>> start SOURCE MATERIAL

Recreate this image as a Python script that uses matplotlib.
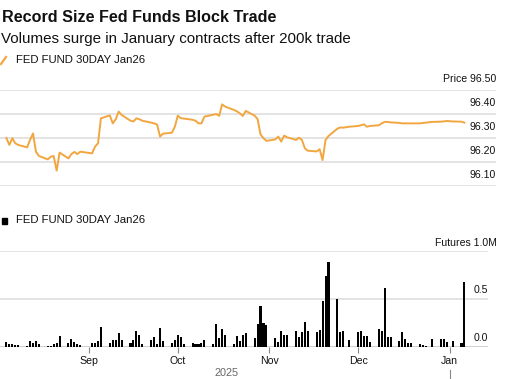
import pandas as pd
import numpy as np
from matplotlib import pyplot as plt
import matplotlib.dates as mdates
from matplotlib.lines import Line2D
from matplotlib.patches import Rectangle
import matplotlib.transforms as mtransforms

plt.rcParams['font.family'] = ['Liberation Sans', 'DejaVu Sans']

W, H = 507, 379

# business days shown in the chart
days = pd.bdate_range('2025-08-04', '2026-01-06')
holidays = pd.to_datetime(['2025-09-01', '2025-11-27', '2025-12-25', '2026-01-01'])
price_days = days[~days.isin(holidays)]

# settlement price, one per trading day (holidays skipped)
price = [96.300, 96.271, 96.299, 96.278, 96.271,
         96.261, 96.292, 96.319, 96.243, 96.225,
         96.211, 96.222, 96.225, 96.164, 96.239,
         96.215, 96.233, 96.242, 96.233, 96.243,
         96.236, 96.264, 96.278, 96.382,
         96.394, 96.361, 96.378, 96.410, 96.396,
         96.372, 96.369, 96.382, 96.378, 96.372,
         96.364, 96.361, 96.356, 96.306, 96.318,
         96.322, 96.347, 96.393, 96.383, 96.381,
         96.376, 96.372, 96.361, 96.361, 96.389,
         96.397, 96.400, 96.392, 96.440, 96.431,
         96.417, 96.411, 96.403, 96.392, 96.413,
         96.393, 96.379, 96.315, 96.299, 96.288,
         96.294, 96.306, 96.285, 96.310, 96.303,
         96.292, 96.301, 96.292, 96.257, 96.247,
         96.244, 96.253, 96.208, 96.292, 96.308,
         96.339, 96.344, 96.343, 96.347,
         96.350, 96.353, 96.357, 96.347, 96.350,
         96.353, 96.361, 96.367, 96.367, 96.365,
         96.363, 96.361, 96.361, 96.361, 96.361,
         96.361, 96.363, 96.364, 96.367,
         96.368, 96.369, 96.371, 96.369,
         96.368, 96.364]

# futures volume in millions, every business day
volume = [0.055, 0.030, 0.028, 0.025, 0.022,
          0.015, 0.058, 0.045, 0.058, 0.030,
          0.015, 0.015, 0.030, 0.045, 0.115,
          0.045, 0.080, 0.055, 0.030, 0.020,
          0.000, 0.045, 0.045, 0.060, 0.205,
          0.040, 0.070, 0.070, 0.150, 0.070,
          0.045, 0.070, 0.165, 0.130, 0.030,
          0.070, 0.100, 0.030, 0.195, 0.065,
          0.045, 0.070, 0.130, 0.100, 0.028,
          0.038, 0.033, 0.035, 0.038, 0.070,
          0.028, 0.243, 0.090, 0.185, 0.125,
          0.030, 0.115, 0.065, 0.125, 0.142,
          0.090, 0.236, 0.430, 0.254, 0.226,
          0.090, 0.055, 0.170, 0.128, 0.128,
          0.170, 0.100, 0.156, 0.257, 0.170,
          0.153, 0.174, 0.476, 0.736, 0.885,
          0.500, 0.160, 0.170, 0.000, 0.070,
          0.153, 0.163, 0.115, 0.115, 0.055,
          0.188, 0.163, 0.615, 0.108, 0.108,
          0.060, 0.153, 0.083, 0.038, 0.038,
          0.030, 0.020, 0.010, 0.000, 0.087,
          0.083, 0.083, 0.050, 0.003, 0.060,
          0.038, 0.680]

price_ticks = [96.10, 96.20, 96.30, 96.40, 96.50]
vol_ticks = [0.0, 0.5, 1.0]
month_ticks = pd.to_datetime(['2025-09-01', '2025-10-01', '2025-11-01', '2025-12-01', '2026-01-01'])
month_labels = ['Sep', 'Oct', 'Nov', 'Dec', 'Jan']

orange = '#F2A640'
grid = '#E3E3E3'
txt = '#111111'

fig = plt.figure(figsize=(W / 100, H / 100), dpi=100)


def box(x0, y0, x1, y1):
	return [x0 / W, 1 - y1 / H, (x1 - x0) / W, (y1 - y0) / H]


def lift(ax, px):
	# shift a text up by px pixels
	return mtransforms.offset_copy(ax.get_yaxis_transform(), fig=fig, y=px * 0.72, units='points')


# pixel -> date mapping shared by both panels
px_per_day = 2.955
d0 = mdates.date2num(pd.Timestamp('2025-08-04')) - 6.4 / px_per_day


def xlim_for(right_px):
	return d0, d0 + right_px / px_per_day


fig.text(2 / W, 1 - 17.5 / H, 'Record Size Fed Funds Block Trade', fontsize=11.6,
		 weight='bold', color=txt, va='center')
fig.text(1 / W, 1 - 38.5 / H, 'Volumes surge in January contracts after 200k trade',
		 fontsize=10.9, color=txt, va='center')

# legend markers
fig.add_artist(Line2D([1 / W, 6 / W], [1 - 64 / H, 1 - 57 / H], color=orange, lw=1.6))
fig.text(16 / W, 1 - 60 / H, 'FED FUND 30DAY Jan26', fontsize=8.2, color=txt, va='center')
fig.add_artist(Rectangle((2 / W, 1 - 224 / H), 5 / W, 6 / H, color='black'))
fig.text(16 / W, 1 - 220 / H, 'FED FUND 30DAY Jan26', fontsize=8.2, color=txt, va='center')

# price panel
ax1 = fig.add_axes(box(0, 90, 496, 186))
ax1.plot(price_days, price, color=orange, lw=1.4, solid_joinstyle='round')
ax1.set_ylim(96.10, 96.50)
ax1.set_xlim(*xlim_for(496))
for v in price_ticks:
	ax1.axhline(v, color=grid, lw=1.4, zorder=0)
	lab = '%.2f' % v
	if v == 96.50:
		lab = 'Price ' + lab
	ax1.text(1.0, v, lab, transform=lift(ax1, 10.5), ha='right', va='center',
			 fontsize=7.6, color=txt)
for s in ax1.spines.values():
	s.set_visible(False)
ax1.set_xticks([])
ax1.set_yticks([])

# volume panel
ax2 = fig.add_axes(box(0, 251, 488, 347))
ax2.bar(days, volume, width=0.7, color='black', align='center')
ax2.set_ylim(0, 1.0)
ax2.set_xlim(*xlim_for(488))
for v in vol_ticks:
	ax2.axhline(v, color=grid if v > 0 else '#D0D0D0', lw=1.4, zorder=0)
ax2.text(1.0, 0.5, '0.5', transform=lift(ax2, 9), ha='right', va='center', fontsize=7.6, color=txt)
ax2.text(1.0, 0.0, '0.0', transform=lift(ax2, 9), ha='right', va='center', fontsize=7.6, color=txt)
ax2.text(1.0 + 9 / 488, 1.0, 'Futures 1.0M', transform=lift(ax2, 8.5), ha='right',
		 va='center', fontsize=7.6, color=txt)
for s in ax2.spines.values():
	s.set_visible(False)
ax2.set_yticks([])
ax2.set_xticks(mdates.date2num(month_ticks))
ax2.set_xticklabels(month_labels)
ax2.tick_params(axis='x', length=4, width=0.8, color='#888888', labelsize=7.6,
				labelcolor=txt, pad=2.5)

# year label and year separator
ax2.text(227 / 488, -0.27, '2025', transform=ax2.transAxes, ha='center', va='center',
		 fontsize=7.8, color='#666666')
jan = mdates.date2num(pd.Timestamp('2026-01-01'))
bt = mtransforms.blended_transform_factory(ax2.transData, ax2.transAxes)
ax2.plot([jan, jan], [-0.24, -0.34], transform=bt, color='#888888', lw=0.8, clip_on=False)

fig.savefig('out.png', dpi=100)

>> end SOURCE MATERIAL

◆ **WHAT IS REQUIRED**:
Scan the material above. Copy each line that holds the word "matplotlib".

◆ **TASK RESULT**:
Recreate this image as a Python script that uses matplotlib.
from matplotlib import pyplot as plt
import matplotlib.dates as mdates
from matplotlib.lines import Line2D
from matplotlib.patches import Rectangle
import matplotlib.transforms as mtransforms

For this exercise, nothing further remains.